|Matthew Henry's Concise Commentary|
11:1-47 What animals were clean and unclean. - These laws seem to have been intended, 1. As a test of the people's obedience, as Adam was forbidden to eat of the tree of knowledge; and to teach them self-denial, and the government of their appetites. 2. To keep the Israelites distinct from other nations. Many also of these forbidden animals were objects of superstition and idolatry to the heathen. 3. The people were taught to make distinctions between the holy and unholy in their companions and intimate connexions. 4. The law forbad, not only the eating of the unclean beasts, but the touching of them. Those who would be kept from any sin, must be careful to avoid all temptations to it, or coming near it. The exceptions are very minute, and all were designed to call forth constant care and exactness in their obedience; and to teach us to obey. Whilst we enjoy our Christian liberty, and are free from such burdensome observances, we must be careful not to abuse our liberty. For the Lord hath redeemed and called his people, that they may be holy, even as he is holy. We must come out, and be separate from the world; we must leave the company of the ungodly, and all needless connexions with those who are dead in sin; we must be zealous of good works devoted followers of God, and companions of his people.
Gill's Exposition of the Entire Bible
Yet these may ye eat,.... Which are after described and named:
of every flying creeping thing that goeth upon all four; even though it is a creeping thing that flies and goes upon four feet, provided they be such:
which have legs above their feet, to leap withal upon the earth; there is a double reading of this clause; the textual reading is, "which have not legs", and is followed by several interpreters and translators; and the marginal reading, which we follow, is, "which have legs"; and both are to be regarded as true, and written by Moses, as Ainsworth observes; for locusts are born without legs, and yet creep low, as Pliny asserts (z), and they have them afterwards; and it is a canon of the Jews, that what have not legs or wings now, or have not wings to cover the greatest part of them, but shall have after a time when grown up, these are as free (to eat) now, as when grown up (a). Dr. Shaw thinks (b) the words may bear this construction, "which have knees upon" or "above their hinder legs, to leap withal upon the earth"; and applying this to the locust afterwards, and only instanced in, he observes, that this has the two hindermost of its legs and feet much stronger, larger, and longer than any of the foremost. In them the knee, or the articulation of the leg and thigh, is distinguished by a remarkable bending or curvature, whereby it is able, whenever prepared, to jump, to spring, or raise itself up with great force and activity. And these Aristotle (c) calls the leaping parts; and though he attributes to the locust six feet, as does also Pliny (d), yet he takes the two leaping parts into the account; whereas Moses distinguishes those two from the four feet; and so Austin (e) observes, that Moses does not reckon among the feet the two hinder thighs with which locusts leap, which he calls clean, and thereby distinguishes them from such unclean flying creatures which do not leap with their thighs, such as beetles; and so the Jewish writers always describe a clean locust as having four feet, and two legs, thighs, or knees. Maimonides (f) gives three signs of them, which are these, whatsoever has four feet and four wings, which cover the greatest part of its body in length, and the greatest part of the compass of it, and has two thighs or knees to leap with, they are of the clean kind; and although its head is long, and it hath a tail, if its name is "chagob" (a locust) it is clean.

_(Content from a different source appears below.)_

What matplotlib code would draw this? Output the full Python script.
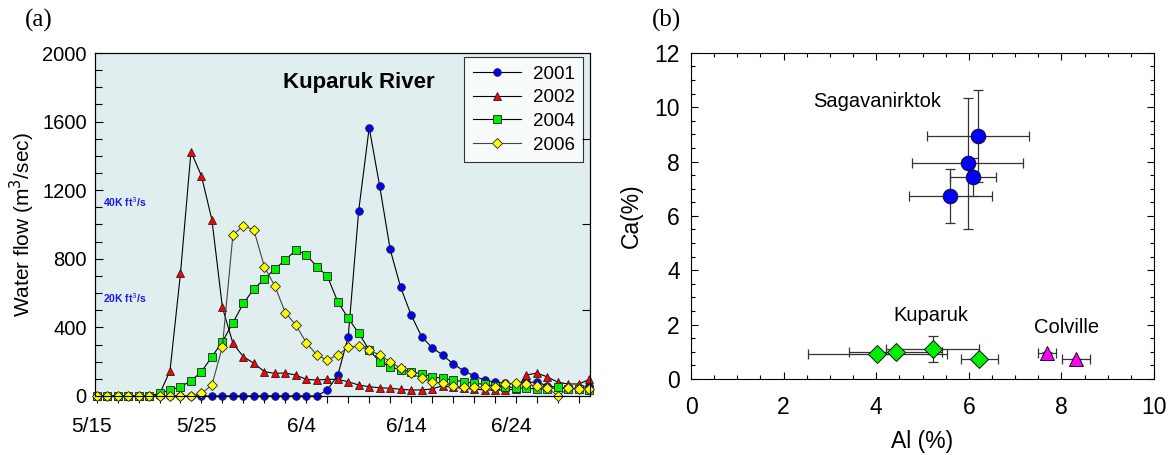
import numpy as np
import matplotlib
matplotlib.use("Agg")
import matplotlib.pyplot as plt
from matplotlib.transforms import ScaledTranslation
from matplotlib.ticker import MultipleLocator

plt.rcParams['font.family'] = ['Liberation Sans', 'DejaVu Sans']

# (a) daily water flow, m3/sec, one value per day starting 5/15
flow_2001 = [0] * 22 + [35, 120, 346, 1081, 1565, 1224, 855, 634, 472, 346, 282, 239,
                        187, 148, 117, 93, 80, 74, 70, 80, 80, 60, 50, 45, 45, 60]
flow_2002 = [0] * 6 + [10, 147, 715, 1425, 1283, 1026, 517, 307, 229, 191, 142, 132,
                       134, 122, 97, 93, 97, 97, 83, 64, 54, 48, 45, 39, 35, 35, 41,
                       60, 50, 45, 40, 35, 35, 35, 40, 122, 134, 111, 80, 70, 70, 97]
flow_2004 = [0] * 6 + [15, 35, 54, 87, 142, 229, 317, 427, 540, 624, 682, 741, 793,
                       851, 824, 754, 700, 550, 453, 366, 268, 200, 171, 152, 142, 128,
                       113, 103, 93, 83, 74, 68, 58, 54, 48, 45, 41, 41, 51, 41, 41, 35]
flow_2006 = [0] * 10 + [15, 64, 288, 939, 993, 968, 754, 641, 486, 414, 311, 239, 210,
                        239, 284, 292, 268, 239, 200, 161, 132, 103, 83, 74, 58, 54,
                        51, 51, 51, 68, 77, 68, 58, 48, 0, 45, 41, 41]
date_labels = ['5/15', '5/25', '6/4', '6/14', '6/24']

# (b) Al vs Ca with standard deviations
sag_al = [6.19, 5.98, 6.09, 5.60]
sag_ca = [8.94, 7.93, 7.44, 6.74]
sag_al_err = [1.1, 1.2, 0.5, 0.9]
sag_ca_err = [1.7, 2.4, 0.7, 1.0]

kup_al = [4.02, 4.42, 5.22, 6.22]
kup_ca = [0.91, 1.00, 1.10, 0.73]
kup_al_err = [1.5, 1.0, 1.0, 0.4]
kup_ca_err = [0.0, 0.0, 0.47, 0.0]

col_al = [7.69, 8.31]
col_ca = [0.94, 0.75]
col_al_err = [0.19, 0.3]
col_ca_err = [0.06, 0.0]

fig = plt.figure(figsize=(11.72, 4.55), dpi=100)

# ---------- panel (a) ----------
ax1 = fig.add_axes([0.0811, 0.1297, 0.4222, 0.7538])
ax1.set_facecolor('#e1eef0')

series = [
    (flow_2001, '2001', 'o', '#0000ff', 'black', 5.5),
    (flow_2002, '2002', '^', '#ff0000', 'black', 6),
    (flow_2004, '2004', 's', '#00ee00', 'black', 5.5),
    (flow_2006, '2006', 'D', '#ffff00', '#444444', 5),
]
for vals, lab, mk, fc, lc, ms in series:
    days = np.arange(len(vals))
    ax1.plot(days, vals, color=lc, lw=0.8, marker=mk, ms=ms, mfc=fc,
             mec='#222222', mew=0.6, label=lab, clip_on=False, zorder=3)

ax1.set_xlim(-0.15, 47.05)
ax1.set_ylim(0, 2000)
ax1.set_xticks(np.arange(0, 50, 10))
ax1.set_xticklabels(date_labels)
ax1.xaxis.set_minor_locator(MultipleLocator(2))
ax1.set_yticks(np.arange(0, 2001, 400))
ax1.yaxis.set_minor_locator(MultipleLocator(100))
ax1.tick_params(axis='y', which='both', direction='in', length=6, width=0.8,
                labelsize=14.5, pad=6)
ax1.tick_params(axis='y', which='minor', length=5)
ax1.tick_params(axis='x', which='both', direction='out', length=5, width=0.8,
                labelsize=15, pad=10)
offset = ScaledTranslation(-0.05, 0, fig.dpi_scale_trans)
for lbl in ax1.get_xticklabels():
    lbl.set_transform(lbl.get_transform() + offset)

# ticks on the right edge
ax1r = ax1.twinx()
ax1r.set_ylim(0, 2000)
ax1r.set_yticks([500, 1000, 1500])
ax1r.tick_params(axis='y', direction='in', length=6, width=0.8, labelright=False)

ax1.set_ylabel('Water flow (m$^3$/sec)', fontsize=15)
ax1.yaxis.set_label_coords(-0.118, 0.5)

ax1.text(25, 1830, 'Kuparuk River', fontsize=16, fontweight='bold',
         ha='center', va='center')
ax1.text(0.6, 1130, '40K ft$^3$/s', color='#1a1ae6', fontsize=7.5,
         fontweight='bold', va='center')
ax1.text(0.6, 570, '20K ft$^3$/s', color='#1a1ae6', fontsize=7.5,
         fontweight='bold', va='center')

leg = ax1.legend(loc='upper right', bbox_to_anchor=(0.986, 0.988), fontsize=13.5,
                 frameon=True, fancybox=False, edgecolor='black',
                 handlelength=2.6, borderpad=0.45, labelspacing=0.35,
                 handletextpad=0.6, borderaxespad=0)
leg.get_frame().set_linewidth(0.8)
leg.set_zorder(5)

fig.text(0.021, 0.955, '(a)', fontsize=18, family='Liberation Serif',
         va='center')

# ---------- panel (b) ----------
ax2 = fig.add_axes([0.5896, 0.167, 0.3951, 0.717])

err_kw = dict(ls='none', ecolor='#333333', elinewidth=0.9, capsize=3.5,
              capthick=0.9, zorder=2)
ax2.errorbar(sag_al, sag_ca, xerr=sag_al_err, yerr=sag_ca_err, **err_kw)
ax2.errorbar(kup_al, kup_ca, xerr=kup_al_err, yerr=kup_ca_err, **err_kw)
ax2.errorbar(col_al, col_ca, xerr=col_al_err, yerr=col_ca_err, **err_kw)

ax2.plot(sag_al, sag_ca, 'o', ms=10.5, mfc='#0000ff', mec='#111111', mew=0.7,
         ls='none', zorder=3)
ax2.plot(kup_al, kup_ca, 'D', ms=9.5, mfc='#00ee00', mec='#111111', mew=0.7,
         ls='none', zorder=3)
ax2.plot(col_al, col_ca, '^', ms=10, mfc='#ff00ff', mec='#111111', mew=0.7,
         ls='none', zorder=3)

ax2.set_xlim(0, 10)
ax2.set_ylim(0, 12)
ax2.xaxis.set_major_locator(MultipleLocator(2))
ax2.xaxis.set_minor_locator(MultipleLocator(0.5))
ax2.yaxis.set_major_locator(MultipleLocator(2))
ax2.yaxis.set_minor_locator(MultipleLocator(0.5))
ax2.tick_params(which='both', direction='in', top=True, right=True, width=0.8,
                labelsize=16.5)
ax2.tick_params(which='major', length=5)
ax2.tick_params(which='minor', length=3)
ax2.tick_params(axis='x', pad=12)
ax2.tick_params(axis='y', pad=8)

ax2.set_xlabel('Al (%)', fontsize=16.5)
ax2.xaxis.set_label_coords(0.5, -0.156)
ax2.set_ylabel('Ca(%)', fontsize=16.5)
ax2.yaxis.set_label_coords(-0.104, 0.5)

ax2.text(4.03, 10.2, 'Sagavanirktok', fontsize=14.5, ha='center', va='center')
ax2.text(5.17, 2.32, 'Kuparuk', fontsize=14.5, ha='center', va='center')
ax2.text(8.11, 1.91, 'Colville', fontsize=14.5, ha='center', va='center')

fig.text(0.556, 0.955, '(b)', fontsize=18, family='Liberation Serif',
         va='center')

fig.savefig('out.png', dpi=100)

(z) Nat. Hist. l. 11. c. 29. (a) Maimon. ib. c. 1. sect. 23. (b) Travels, p. 420. (c) De Part. Animal. l. 4. c. 6. (d) Nat. Hist. l. 11. c. 48. (e) Retract. l. 2. c. 15. (f) Maacolot Asurot, c. 1. sect. 22.
Jamieson-Fausset-Brown Bible Commentary
21, 22. Yet these may ye eat of every flying creeping thing that goeth upon all four, which have legs above their feet—Nothing short of a scientific description could convey more accurately the nature "of the locust after its kind." They were allowed as lawful food to the Israelites, and they are eaten by the Arabs, who fry them in olive oil. When sprinkled with salt, dried, smoked, and fried, they are said to taste not unlike red herrings.